Just how critical has communications technology become for knowledge workers? According to this year’s edition of Microsoft’s annual Work Trend Index, more than half (57%) of the time end users spend in Microsoft 365 is devoted to using its communications functions--Teams meetings, Teams chats, and email. They spend the other 43% in Excel, Word, PowerPoint, and OneNote.
A few caveats: This doesn’t take into account all the other applications people use--CRM, ERP, non-Microsoft productivity applications, or in-house applications. The figures above also add up to 100%, so presumably they don’t account for how much time people spend in, say, Teams and Word simultaneously, i.e., multitasking. Still, it’s fair to say that collaboration applications—of which Teams remains the dominant example—permeate almost every knowledge worker’s day. And that’s not always seen as a good thing, with “productive meeting” being a rarity if not an oxymoron in many people’s work experience.
Microsoft clearly is all-in on AI as the solution to the workload problems nearly-continuous communications tasks cause workers who are just trying to get their jobs done. The company makes this clear in the title of the Work Trend Index report: “Will AI Fix Work?”
Bosses think so, according to Microsoft. Asked which AI-driven benefits would add the most value to their workplace, managers put increased productivity at the top, with 31%, closely followed by, “Helping employees with necessary, but repetitive, mundane tasks” at 29% and “Eliminating employee time-spend on low-value activities” at 25%. The only benefit in the top four not directly related to productivity was “Increasing employee well-being” at 26%.

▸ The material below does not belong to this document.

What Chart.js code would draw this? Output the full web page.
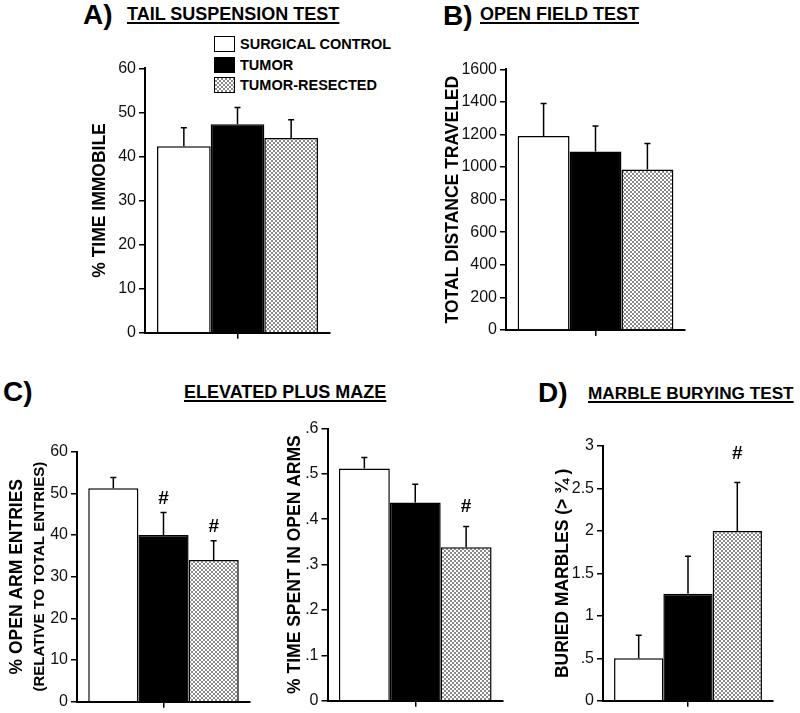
<!DOCTYPE html>
<html>
<head>
<meta charset="utf-8">
<script src="https://cdn.jsdelivr.net/npm/chart.js@4.4.0/dist/chart.umd.min.js"></script>
<style>
  body { margin: 0; width: 800px; height: 713px; position: relative; overflow: hidden; background: #fff;
         font-family: "Liberation Sans", Arial, Helvetica, sans-serif; color: #000; }
  canvas { position: absolute; }
  .letter { position: absolute; font-weight: bold; font-size: 28px; line-height: 28px; white-space: nowrap; }
  .head { position: absolute; font-weight: bold; font-size: 18px; line-height: 18px; white-space: nowrap;
          text-decoration: underline; text-decoration-thickness: 1.5px; text-underline-offset: 2px; }
  .leg { position: absolute; left: 214px; height: 16px; font-weight: bold; font-size: 14.5px; line-height: 16px; white-space: nowrap; }
  .leg span { position: absolute; left: 0; top: 0; width: 21px; height: 16px; box-sizing: border-box; border: 1.5px solid #000; }
  .leg b { position: absolute; left: 26px; top: 0; }
</style>
</head>
<body>
<div class="letter" style="left:83px;top:1px">A)</div>
<div class="head" style="left:127px;top:5px">TAIL SUSPENSION TEST</div>
<div class="letter" style="left:443px;top:2px">B)</div>
<div class="head" style="left:480px;top:5px">OPEN FIELD TEST</div>
<div class="letter" style="left:3px;top:378px">C)</div>
<div class="head" style="left:184px;top:383px">ELEVATED PLUS MAZE</div>
<div class="letter" style="left:538px;top:379px">D)</div>
<div class="head" style="left:588px;top:383.5px;font-size:17.2px">MARBLE BURYING TEST</div>
<div id="legend"></div>

<canvas id="chartA"></canvas>
<canvas id="chartB"></canvas>
<canvas id="chartC1"></canvas>
<canvas id="chartC2"></canvas>
<canvas id="chartD"></canvas>

<script>
// 数据
const groups = ['SURGICAL CONTROL', 'TUMOR', 'TUMOR-RESECTED']

const tailMean = [42.3, 47.3, 44.2]
const tailSem = [4.2, 3.8, 4.1]
const tailTicks = [0, 10, 20, 30, 40, 50, 60]

const fieldMean = [1190, 1095, 985]
const fieldSem = [200, 157, 160]
const fieldTicks = [0, 200, 400, 600, 800, 1000, 1200, 1400, 1600]

const entriesMean = [51.2, 40.0, 34.0]
const entriesSem = [2.6, 5.4, 4.6]
const entriesSig = [false, true, true]
const entriesTicks = [0, 10, 20, 30, 40, 50, 60]

const openTimeMean = [0.512, 0.437, 0.338]
const openTimeSem = [0.024, 0.040, 0.046]
const openTimeSig = [false, false, true]
const openTimeTicks = [0, 0.1, 0.2, 0.3, 0.4, 0.5, 0.6]

const marblesMean = [0.5, 1.26, 2.0]
const marblesSem = [0.27, 0.44, 0.57]
const marblesSig = [false, false, true]
const marblesTicks = [0, 0.5, 1, 1.5, 2, 2.5, 3]

const FONT = '"Liberation Sans", Arial, Helvetica, sans-serif'

// 网格图案（肿瘤切除组）
function makePattern() {
  const c = document.createElement('canvas')
  c.width = 4
  c.height = 4
  const g = c.getContext('2d')
  g.fillStyle = '#fff'
  g.fillRect(0, 0, 4, 4)
  g.fillStyle = '#8a8a8a'
  g.fillRect(0, 0, 2, 2)
  g.fillRect(2, 2, 2, 2)
  return g.createPattern(c, 'repeat')
}
const fills = ['#fff', '#000', makePattern()]

// 图例
const legendEl = document.getElementById('legend')
const swatchCss = ['#fff', '#000', 'repeating-conic-gradient(#8a8a8a 0 25%, #fff 0 50%) 0 0 / 4px 4px']
groups.forEach((g, i) => {
  const row = document.createElement('div')
  row.className = 'leg'
  row.style.top = (36 + i * 20.7) + 'px'
  row.innerHTML = '<span style="background:' + swatchCss[i] + '"></span><b>' + g + '</b>'
  legendEl.appendChild(row)
})

function fmtTick(v) {
  if (v === 0) return '0'
  return String(Math.round(v * 100) / 100).replace(/^0\./, '.')
}

// 误差线 + 显著性标记
const errorBars = {
  id: 'errorBars',
  afterDatasetsDraw(chart, args, opts) {
    const ctx = chart.ctx
    const y = chart.scales.y
    ctx.save()
    ctx.strokeStyle = '#000'
    ctx.lineWidth = 1.5
    chart.data.datasets.forEach((ds, i) => {
      chart.getDatasetMeta(i).data.forEach((bar, j) => {
        const top = y.getPixelForValue(ds.data[j] + ds.sem[j])
        ctx.beginPath()
        ctx.moveTo(bar.x, bar.y)
        ctx.lineTo(bar.x, top)
        ctx.moveTo(bar.x - 3, top)
        ctx.lineTo(bar.x + 3, top)
        ctx.stroke()
        if (ds.sig && ds.sig[j]) {
          ctx.fillStyle = '#000'
          ctx.font = 'bold 19px ' + FONT
          ctx.textAlign = 'center'
          ctx.textBaseline = 'middle'
          ctx.fillText('#', bar.x, top - opts.sigGap)
        }
      })
    })
    ctx.restore()
  }
}

// area: 绘图区页面坐标; titles: [{text, size, x}] 从内到外
function panelChart(id, area, means, sems, sig, ticks, titles, sigGap) {
  const left = Math.round(area.l) - 80
  const top = Math.floor(area.t) - 30
  const width = Math.ceil(area.r) + 15 - left
  const height = Math.ceil(area.b) + 20 - top
  const cv = document.getElementById(id)
  cv.width = width
  cv.height = height
  cv.style.left = left + 'px'
  cv.style.top = top + 'px'

  // 额外标题轴（外层）
  const extraW = titles.length > 1 ? 28 : 0
  const yLeft = left + extraW
  const scales = {
    x: {
      grid: { display: true, drawOnChartArea: false, offset: false, color: '#000', lineWidth: 1.5, tickLength: 6 },
      border: { color: '#000', width: 2 },
      ticks: { display: false },
      afterFit: s => { s.height = 20 }
    },
    y: {
      min: ticks[0],
      max: ticks[ticks.length - 1],
      afterBuildTicks: s => { s.ticks = ticks.map(v => ({ value: v })) },
      ticks: { color: '#111', font: { size: 16, family: FONT }, padding: 3, callback: fmtTick },
      grid: { drawOnChartArea: false, color: '#000', lineWidth: 1.5, tickLength: 6 },
      border: { color: '#000', width: 2 },
      title: {
        display: true, text: titles[0].text, color: '#000',
        font: { size: titles[0].size, weight: 'bold', family: FONT },
        padding: { top: titles[0].x - yLeft - titles[0].size * 0.6, bottom: 0 }
      },
      afterFit: s => { s.width = area.l - yLeft }
    }
  }
  if (titles.length > 1) {
    scales.y2 = {
      position: 'left',
      weight: 1,
      grid: { display: false },
      border: { display: false },
      ticks: { display: false },
      title: {
        display: true, text: titles[1].text, color: '#000',
        font: { size: titles[1].size, weight: 'bold', family: FONT },
        padding: { top: titles[1].x - left - titles[1].size * 0.6, bottom: 0 }
      },
      afterFit: s => { s.width = extraW }
    }
  }

  return new Chart(cv, {
    type: 'bar',
    data: {
      labels: [''],
      datasets: groups.map((g, i) => ({
        label: g,
        data: [means[i]],
        sem: [sems[i]],
        sig: sig ? [sig[i]] : null,
        backgroundColor: fills[i],
        borderColor: '#000',
        borderWidth: 1.5,
        barPercentage: 1,
        categoryPercentage: 0.87
      }))
    },
    options: {
      responsive: false,
      animation: false,
      events: [],
      layout: {
        padding: {
          left: 0,
          top: area.t - top,
          right: left + width - area.r,
          bottom: top + height - 20 - area.b
        }
      },
      plugins: {
        legend: { display: false },
        tooltip: { enabled: false },
        errorBars: { sigGap: sigGap || 14 }
      },
      scales: scales
    },
    plugins: [errorBars]
  })
}

panelChart('chartA', { l: 145, t: 68.3, r: 330, b: 332.7 }, tailMean, tailSem, null, tailTicks,
  [{ text: '% TIME IMMOBILE', size: 17.5, x: 100 }])

panelChart('chartB', { l: 506, t: 69.3, r: 685, b: 330 }, fieldMean, fieldSem, null, fieldTicks,
  [{ text: 'TOTAL DISTANCE TRAVELED', size: 17.5, x: 453 }])

panelChart('chartC1', { l: 77, t: 451.7, r: 250, b: 701.7 }, entriesMean, entriesSem, entriesSig, entriesTicks,
  [{ text: '(RELATIVE TO TOTAL ENTRIES)', size: 15, x: 40 }, { text: '% OPEN ARM ENTRIES', size: 17.5, x: 17 }], 14)

panelChart('chartC2', { l: 327.5, t: 428.5, r: 503, b: 700.7 }, openTimeMean, openTimeSem, openTimeSig, openTimeTicks,
  [{ text: '% TIME SPENT IN OPEN ARMS', size: 17.5, x: 295 }], 20)

panelChart('chartD', { l: 603, t: 446, r: 773, b: 700.7 }, marblesMean, marblesSem, marblesSig, marblesTicks,
  [{ text: 'BURIED MARBLES (> ¾ )', size: 17.5, x: 563 }], 29)
</script>
</body>
</html>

In keeping with the rollout of its Copilot functionality, Microsoft is positioning AI as the lever people can use to change the role that meetings play in their workday. One of the report’s primary recommendations is, “Think of meetings as a digital artifact and not just a point in time. Encourage people to leverage AI-powered intelligent meeting recaps, transcripts, and recordings to engage with meetings how and when it works best for them.”

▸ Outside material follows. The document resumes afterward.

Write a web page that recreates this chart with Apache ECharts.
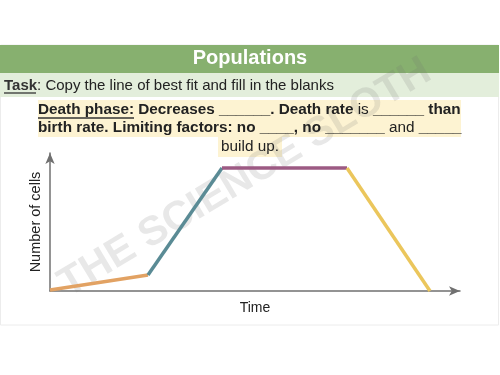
<!DOCTYPE html>
<html>
<head>
<meta charset="utf-8">
<script src="https://cdn.jsdelivr.net/npm/echarts@6/dist/echarts.min.js"></script>
<style>html,body{margin:0;padding:0;background:#fff}#c{width:500px;height:375px}</style>
</head>
<body>
<div id="c"></div>
<script>
// Data
const timeValues = [0, 9.8, 17.2, 29.7, 38.0];
const cellValues = [0.1, 1.6, 12.3, 12.3, 0];
const phaseNames = ['Lag', 'Log', 'Stationary', 'Death'];
const phaseColors = ['#e2a263', '#5a8b95', '#9c5a83', '#ebc65c'];
const titleText = 'Populations';
const xAxisName = 'Time';
const yAxisName = 'Number of cells';

const series = phaseNames.map((n, i) => ({
  name: n,
  type: 'line',
  data: [[timeValues[i], cellValues[i]], [timeValues[i + 1], cellValues[i + 1]]],
  symbol: 'none',
  lineStyle: { color: phaseColors[i], width: 3.5 },
  z: 5
}));

const chart = echarts.init(document.getElementById('c'), null, { renderer: 'canvas' });
const F = '"Liberation Sans", Arial, Helvetica, sans-serif';
const FS = 15.3;
chart.setOption({
  animation: false,
  backgroundColor: '#ffffff',
  grid: { left: 50, right: 40, top: 153, bottom: 84 },
  xAxis: {
    type: 'value', min: 0, max: 41,
    axisLine: { show: true, lineStyle: { color: '#707070', width: 1.5 }, symbol: ['none', 'arrow'], symbolSize: [7, 11] },
    axisTick: { show: false }, axisLabel: { show: false }, splitLine: { show: false },
    name: xAxisName, nameLocation: 'middle', nameGap: 10,
    nameTextStyle: { fontFamily: F, fontSize: 14, color: '#222' }
  },
  yAxis: {
    type: 'value', min: 0, max: 13.8,
    axisLine: { show: true, lineStyle: { color: '#707070', width: 1.5 }, symbol: ['none', 'arrow'], symbolSize: [7, 11] },
    axisTick: { show: false }, axisLabel: { show: false }, splitLine: { show: false },
    name: yAxisName, nameLocation: 'middle', nameGap: 7,
    nameTextStyle: { fontFamily: F, fontSize: 14.5, color: '#222' }
  },
  series: series,
  graphic: [
    // slide frame
    { type: 'rect', z: -10, shape: { x: 0.5, y: 45, width: 498, height: 280 }, style: { fill: '#fff', stroke: '#ececec', lineWidth: 1 } },
    // header band
    { type: 'rect', z: -5, shape: { x: 0, y: 45, width: 499, height: 28 }, style: { fill: '#87b06f' } },
    { type: 'text', z: 10, left: 'center', top: 48, style: { text: titleText, fontFamily: F, fontSize: 20, fontWeight: 'bold', fill: '#ffffff' } },
    // task row
    { type: 'rect', z: -5, shape: { x: 0, y: 73, width: 499, height: 24 }, style: { fill: '#e3eedb' } },
    { type: 'text', z: 10, left: 4, top: 78, style: {
      text: '{u|Task}{n|: Copy the line of best fit and fill in the blanks}',
      rich: { u: { fontFamily: F, fontSize: 15, fontWeight: 'bold', fill: '#333' }, n: { fontFamily: F, fontSize: 15, fill: '#222' } }
    } },
    { type: 'line', z: 10, shape: { x1: 4, y1: 93, x2: 36, y2: 93 }, style: { stroke: '#333', lineWidth: 1.3 } },
    // highlight boxes
    { type: 'rect', z: -5, shape: { x: 38, y: 100, width: 423, height: 37 }, style: { fill: '#fdf3d2' } },
    { type: 'rect', z: -5, shape: { x: 218, y: 137, width: 64, height: 20 }, style: { fill: '#fdf3d2' } },
    { type: 'text', z: 10, left: 38, top: 102, style: {
      text: '{b|Death phase:}{b| Decreases ______. Death rate }{n|is}{b| ______ than}',
      rich: { b: { fontFamily: F, fontSize: FS, fontWeight: 'bold', fill: '#222' }, n: { fontFamily: F, fontSize: FS, fill: '#222' } }
    } },
    { type: 'line', z: 10, shape: { x1: 38, y1: 118, x2: 134, y2: 118 }, style: { stroke: '#333', lineWidth: 1.3 } },
    { type: 'text', z: 10, left: 38, top: 120, style: {
      text: '{b|birth rate. Limiting factors: no ____, no _______ }{n|and}{b| _____}',
      rich: { b: { fontFamily: F, fontSize: FS, fontWeight: 'bold', fill: '#222' }, n: { fontFamily: F, fontSize: FS, fill: '#222' } }
    } },
    { type: 'text', z: 10, left: 'center', top: 139, style: { text: 'build up.', fontFamily: F, fontSize: FS, fill: '#222' } },
    // watermark
    { type: 'text', z: -1, x: 245, y: 178, rotation: Math.PI * 31 / 180,
      style: { text: 'THE SCIENCE SLOTH', fontFamily: F, fontSize: 41, fontWeight: 'bold', fill: 'rgba(110,110,110,0.16)', align: 'center', verticalAlign: 'middle' } }
  ]
});
</script>
</body>
</html>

On one level, that makes a lot of sense. More simple implementations of meeting recordings and transcripts are already helping people catch up on meetings they couldn’t attend. But I wonder how the managers who are currently freaking out about people not coming into the office will react when those remote workers stop even attending the meetings remotely. If technology—and more importantly, attitudes—shift to allow such a change, workers will likely take advantage of it; the Microsoft report found that, “only 1 in 3 people (35%) think they would be missed in the majority of their meetings.”
The key question is, “Missed by whom?” It's not just your boss that you have to worry about missing you. I’d argue there’s still a culture of “showing up” within a lot of teams, and not all of that is bad; as humans, spending our actual time with someone is how we signal they’re important, and that is unlikely to change anytime soon.
So, while a specific meeting can be a digital artifact and therefore minable by AI to increase our efficiency, until the day comes when we all step back and let our AI-enabled avatars do all the work for us, we’ll still have to go to meetings.